There are theoretical and practical aims in this course. It is hoped that any one of them might be sufficient to spark your interest.

  1. At a philosophical level, a goal of the course is to rouse in your mind the question of the extent to which relationships between truth-conditions of sentences can be captured by structural (or grammatical, or syntactic) relationships between the sentences. This issue is closely connected with questions about the nature of thought and the possibility of thinking machines.
  2. On a practical level, a goal is to get clear on the semantic properties of terms that have the broadest currency in the language, i.e., logical terms. These are words that are not peculiar to any one of the several sciences but are common and essential throughout every branch of knowledge.

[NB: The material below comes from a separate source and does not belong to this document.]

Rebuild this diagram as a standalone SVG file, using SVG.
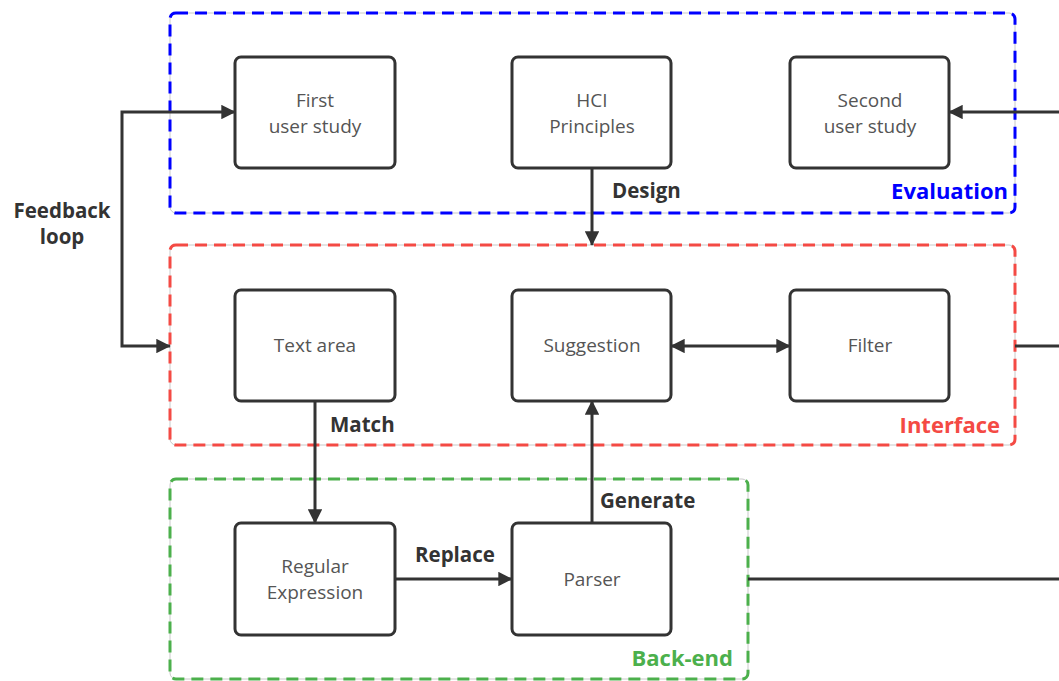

Further, you should acquire a firm intuitive grasp of the notion of a valid, or deductively sound, argument. Although such arguments in pure form may not be the most interesting that one encounters in a particular discipline (outside of mathematics and theoretical physics), the notion is fundamental to all rational discourse.
  3. Finally, a goal that is perhaps both practical and theoretical: it is hoped that you will acquire
    a better grasp of, and appreciation of, the structure and semantics of (at least) English. This is achieved by introducing an artificial language and reflecting, as it were, English off of it. It this seems bizarre at first blush, one might have experienced, or recall someone having remarked, that they did not understand the grammar of their own language until they learned another. The situation with our artificial language is not much different.

Course Materials

Your course material consists of a course manual that contains ten lessons with commentary by the course author on key topics, directions for doing reading and exercises, and the graded assignment problems.

Course Work

There will be twelve assignments, each graded on the basis of ten. Of these twelve, the best ten will be counted toward the final grade, for a total of 100 points. There will be an “open book” midterm (15 points) and a final (85 points), i.e., 200 possible points. Your final grade will be a percentage of this total.

Required Textbooks and Course Materials

  • Hodges, Wilfrid. Logic: An Introduction to Elementary Logic. 2nd ed. Harmondsworth: Penguin Books, 2002.